Cut, Balance and Grow also gives younger workers the option to own their Social Security contributions through personal retirement accounts that Washington politicians can never raid. Because young workers will own their contributions, they will be free to seek a market rate of return if they choose, and to leave their retirement savings to their dependents when they die.
If Perry's fuzzy math sounds familiar, it should. It's not just that having previously called Social Security unconstitutional, Rick Perry is repackaging George W. Bush's failed privatization gambit. As it turns out, Perry like his Texas predecessor would divert trillions of dollars from today's recipients.
As Matthew Yglesias described one aspect of the problem for the would-be Republican reformers like Perry:
What privatizers want to say is that current retirees will keep getting benefits and future retirees will be okay despite our lack of benefits because we'll have private accounts. But current retirees can't get benefits if my money is in a private account. And my account can't be funded if I'm paying benefits for current retirees.
As it turns out, Vice President Al Gore made the same point during his presidential debates against then Governor George W. Bush. "Because the trillion dollars that has been promised to young people has also been promised to older people," Gore explained, adding, "And you cannot keep both promises."

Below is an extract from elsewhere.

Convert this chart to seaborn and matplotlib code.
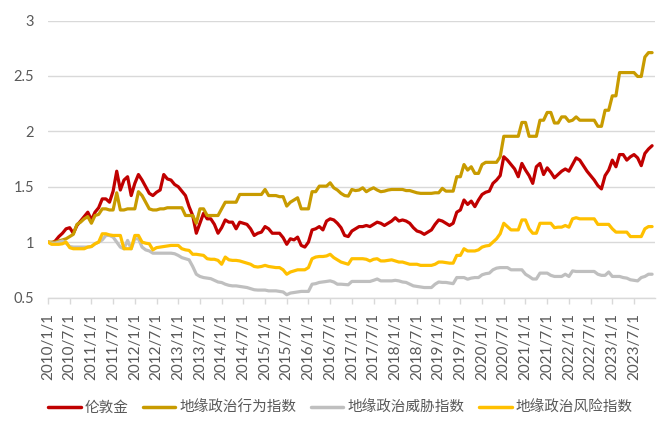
import pandas as pd
import seaborn as sns
import matplotlib.pyplot as plt
from matplotlib.ticker import FuncFormatter

# monthly, 2010/1 .. 2023/12
meses = pd.date_range('2010-01-01', periods=168, freq='MS')

ouro = [1.00, 0.99, 1.01, 1.05, 1.08, 1.12, 1.13, 1.08, 1.15, 1.19, 1.23, 1.27,
        1.20, 1.27, 1.31, 1.39, 1.39, 1.36, 1.46, 1.64, 1.47, 1.56, 1.59, 1.42,
        1.53, 1.61, 1.56, 1.50, 1.44, 1.42, 1.45, 1.47, 1.61, 1.57, 1.56, 1.52,
        1.50, 1.46, 1.42, 1.32, 1.24, 1.08, 1.17, 1.26, 1.21, 1.21, 1.16, 1.08,
        1.13, 1.20, 1.18, 1.18, 1.12, 1.18, 1.17, 1.16, 1.12, 1.06, 1.08, 1.09,
        1.14, 1.12, 1.08, 1.08, 1.08, 1.04, 0.98, 1.03, 1.02, 1.045, 0.97, 0.955,
        1.00, 1.11, 1.12, 1.14, 1.11, 1.19, 1.21, 1.20, 1.17, 1.13, 1.06, 1.05,
        1.10, 1.12, 1.14, 1.14, 1.15, 1.14, 1.16, 1.18, 1.17, 1.15, 1.17, 1.19,
        1.22, 1.19, 1.20, 1.19, 1.17, 1.13, 1.10, 1.09, 1.07, 1.09, 1.11, 1.16,
        1.20, 1.19, 1.17, 1.15, 1.17, 1.27, 1.29, 1.38, 1.34, 1.37, 1.32, 1.38,
        1.43, 1.45, 1.46, 1.53, 1.56, 1.60, 1.77, 1.74, 1.70, 1.66, 1.59, 1.71,
        1.65, 1.60, 1.53, 1.68, 1.71, 1.61, 1.67, 1.63, 1.58, 1.61, 1.64, 1.66,
        1.64, 1.70, 1.76, 1.74, 1.69, 1.64, 1.60, 1.56, 1.51, 1.48, 1.60, 1.65,
        1.74, 1.68, 1.79, 1.79, 1.74, 1.77, 1.79, 1.76, 1.69, 1.80, 1.84, 1.87]

acao = [1.00, 1.00, 1.00, 1.01, 1.02, 1.03, 1.05, 1.07, 1.16, 1.18, 1.21, 1.23,
        1.17, 1.24, 1.25, 1.30, 1.30, 1.29, 1.29, 1.445, 1.29, 1.29, 1.30, 1.30,
        1.30, 1.455, 1.42, 1.36, 1.30, 1.29, 1.29, 1.30, 1.30, 1.31, 1.31, 1.31,
        1.31, 1.31, 1.24, 1.24, 1.24, 1.17, 1.30, 1.30, 1.24, 1.24, 1.24, 1.24,
        1.30, 1.36, 1.36, 1.36, 1.36, 1.43, 1.43, 1.43, 1.43, 1.43, 1.43, 1.43,
        1.475, 1.42, 1.42, 1.42, 1.41, 1.41, 1.325, 1.36, 1.38, 1.40, 1.30, 1.30,
        1.30, 1.455, 1.455, 1.505, 1.505, 1.505, 1.535, 1.49, 1.47, 1.44, 1.42, 1.415,
        1.475, 1.465, 1.47, 1.49, 1.455, 1.475, 1.49, 1.47, 1.455, 1.46, 1.47, 1.475,
        1.475, 1.475, 1.475, 1.465, 1.465, 1.455, 1.445, 1.44, 1.44, 1.44, 1.44, 1.445,
        1.445, 1.485, 1.46, 1.46, 1.46, 1.59, 1.59, 1.70, 1.65, 1.68, 1.62, 1.62,
        1.70, 1.72, 1.72, 1.72, 1.72, 1.77, 1.955, 1.955, 1.955, 1.955, 1.955, 2.08,
        2.08, 1.955, 1.955, 1.955, 2.10, 2.10, 2.17, 2.17, 2.075, 2.075, 2.13, 2.13,
        2.09, 2.10, 2.13, 2.10, 2.10, 2.10, 2.10, 2.10, 2.045, 2.045, 2.19, 2.19,
        2.32, 2.32, 2.53, 2.53, 2.53, 2.53, 2.53, 2.495, 2.495, 2.67, 2.71, 2.71]

ameaca = [1.00, 0.99, 0.99, 1.00, 1.01, 0.99, 0.96, 0.955, 0.955, 0.955, 0.955, 0.955,
          0.96, 0.985, 1.00, 1.02, 1.06, 1.06, 1.045, 1.00, 0.955, 0.94, 1.015, 0.94,
          1.03, 1.03, 0.955, 0.93, 0.92, 0.90, 0.90, 0.90, 0.90, 0.90, 0.90, 0.895,
          0.88, 0.86, 0.85, 0.84, 0.78, 0.71, 0.69, 0.68, 0.675, 0.67, 0.655, 0.64,
          0.635, 0.62, 0.61, 0.605, 0.605, 0.60, 0.595, 0.59, 0.58, 0.57, 0.567, 0.567,
          0.567, 0.56, 0.56, 0.56, 0.555, 0.55, 0.525, 0.54, 0.545, 0.55, 0.555, 0.555,
          0.555, 0.62, 0.625, 0.636, 0.64, 0.645, 0.65, 0.64, 0.62, 0.62, 0.617, 0.615,
          0.645, 0.645, 0.645, 0.645, 0.645, 0.645, 0.655, 0.667, 0.65, 0.65, 0.65, 0.65,
          0.655, 0.65, 0.64, 0.636, 0.62, 0.605, 0.60, 0.595, 0.59, 0.59, 0.59, 0.62,
          0.64, 0.636, 0.636, 0.63, 0.625, 0.68, 0.68, 0.68, 0.665, 0.675, 0.68, 0.68,
          0.705, 0.715, 0.72, 0.75, 0.765, 0.77, 0.77, 0.77, 0.75, 0.75, 0.75, 0.75,
          0.71, 0.69, 0.667, 0.667, 0.72, 0.72, 0.72, 0.70, 0.69, 0.69, 0.69, 0.71,
          0.69, 0.74, 0.735, 0.735, 0.735, 0.735, 0.735, 0.735, 0.71, 0.70, 0.70, 0.73,
          0.69, 0.69, 0.69, 0.68, 0.675, 0.66, 0.655, 0.65, 0.68, 0.69, 0.71, 0.71]

risco = [1.00, 0.98, 0.98, 0.98, 0.985, 1.00, 0.95, 0.94, 0.94, 0.94, 0.94, 0.955,
         0.96, 0.985, 1.00, 1.075, 1.075, 1.065, 1.06, 1.06, 1.06, 0.94, 0.94, 0.94,
         1.06, 1.06, 1.00, 0.99, 0.985, 0.93, 0.95, 0.955, 0.96, 0.965, 0.97, 0.97,
         0.97, 0.94, 0.93, 0.925, 0.89, 0.89, 0.885, 0.88, 0.85, 0.845, 0.845, 0.835,
         0.80, 0.865, 0.84, 0.835, 0.835, 0.83, 0.82, 0.81, 0.80, 0.78, 0.775, 0.78,
         0.79, 0.78, 0.775, 0.77, 0.77, 0.75, 0.71, 0.73, 0.74, 0.75, 0.75, 0.75,
         0.77, 0.85, 0.865, 0.87, 0.87, 0.875, 0.89, 0.86, 0.84, 0.82, 0.81, 0.80,
         0.85, 0.85, 0.85, 0.85, 0.845, 0.83, 0.845, 0.85, 0.83, 0.83, 0.835, 0.84,
         0.83, 0.82, 0.82, 0.81, 0.80, 0.80, 0.80, 0.79, 0.79, 0.79, 0.79, 0.80,
         0.82, 0.82, 0.815, 0.81, 0.81, 0.88, 0.88, 0.94, 0.92, 0.92, 0.92, 0.93,
         0.955, 0.965, 0.97, 1.00, 1.03, 1.075, 1.17, 1.14, 1.11, 1.11, 1.11, 1.20,
         1.20, 1.12, 1.08, 1.08, 1.17, 1.17, 1.17, 1.17, 1.13, 1.135, 1.135, 1.15,
         1.135, 1.21, 1.22, 1.21, 1.21, 1.21, 1.21, 1.21, 1.16, 1.16, 1.16, 1.16,
         1.12, 1.09, 1.09, 1.09, 1.09, 1.05, 1.05, 1.05, 1.05, 1.12, 1.14, 1.14]

nomes = ['伦敦金', '地缘政治行为指数', '地缘政治威胁指数', '地缘政治风险指数']
cores = ['#C00000', '#C89B00', '#BFBFBF', '#FFC000']

rotulos = [f'{d.year}/{d.month}/{d.day}' for d in meses]
pos = list(range(len(meses)))

dados = pd.DataFrame({
    'mes': pos * 4,
    'valor': ouro + acao + ameaca + risco,
    'serie': sum([[n] * len(meses) for n in nomes], []),
})

sns.set_theme(style="white")
plt.rcParams['font.family'] = ['Lato', 'Noto Sans CJK SC', 'DejaVu Sans']

fig = plt.figure(figsize=(6.68, 4.21), dpi=100)
ax = fig.add_axes([48 / 668, (421 - 297.5) / 421, (655 - 48) / 668, (297.5 - 20.5) / 421])

sns.lineplot(data=dados, x='mes', y='valor', hue='serie', hue_order=nomes,
             palette=dict(zip(nomes, cores)), linewidth=2.3, ax=ax, legend=False)

ax.set_xlim(0, 167.8)
ax.set_ylim(0.5, 3)
ax.set_yticks([0.5, 1, 1.5, 2, 2.5, 3])
ax.yaxis.set_major_formatter(FuncFormatter(lambda v, p: f'{v:g}'))
ax.set_xticks(pos[::6])
ax.set_xticklabels(rotulos[::6], rotation=90)
ax.set_xlabel('')
ax.set_ylabel('')

ax.grid(axis='y', color='#D9D9D9', linewidth=1)
ax.set_axisbelow(True)
for lado in ['left', 'right', 'top']:
    ax.spines[lado].set_visible(False)
ax.spines['bottom'].set_color('#D9D9D9')
ax.spines['bottom'].set_linewidth(1)
ax.tick_params(axis='x', length=4, width=1, color='#D9D9D9', pad=7,
               labelsize=11, labelcolor='#595959', bottom=True)
ax.tick_params(axis='y', length=0, pad=10, labelsize=10.5, labelcolor='#595959')

handles = [plt.Line2D([], [], color=c, linewidth=2.5) for c in cores]
fig.legend(handles, nomes, loc='center', bbox_to_anchor=(0.51, 0.031), ncol=4,
           frameon=False, fontsize=10.5, handlelength=2.2, handletextpad=0.3,
           columnspacing=1.0, labelcolor='#595959')

plt.savefig('out.png', dpi=100)
plt.close()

And by diverting money to private accounts from the Social Security trust-fund, Republicans also can't keep their born-again promises to lower the national debt. In 2005, James Horney and Richard Kogan of the Center on Budget and Policy Priorities totaled up the fiscal hemorrhaging that would ensue from the privatization plans of President Bush and other Republicans:
The President's plan would create $17.7 trillion in additional debt by 2050. This additional debt would be equal to 19.3 percent of the Gross Domestic Product in 2050.
At the end of the day, Rick Perry's numbers simply don't add up. But that should come as no surprise. After all, at Texas A&M he averaged a C in algebra and trigonometry, and got that D in economics. Which is why Perry took a break from his pitching his "Cut, Balance and Grow" plan to say to President Obama:
"Say, how about let's see your grades and your birth certificate."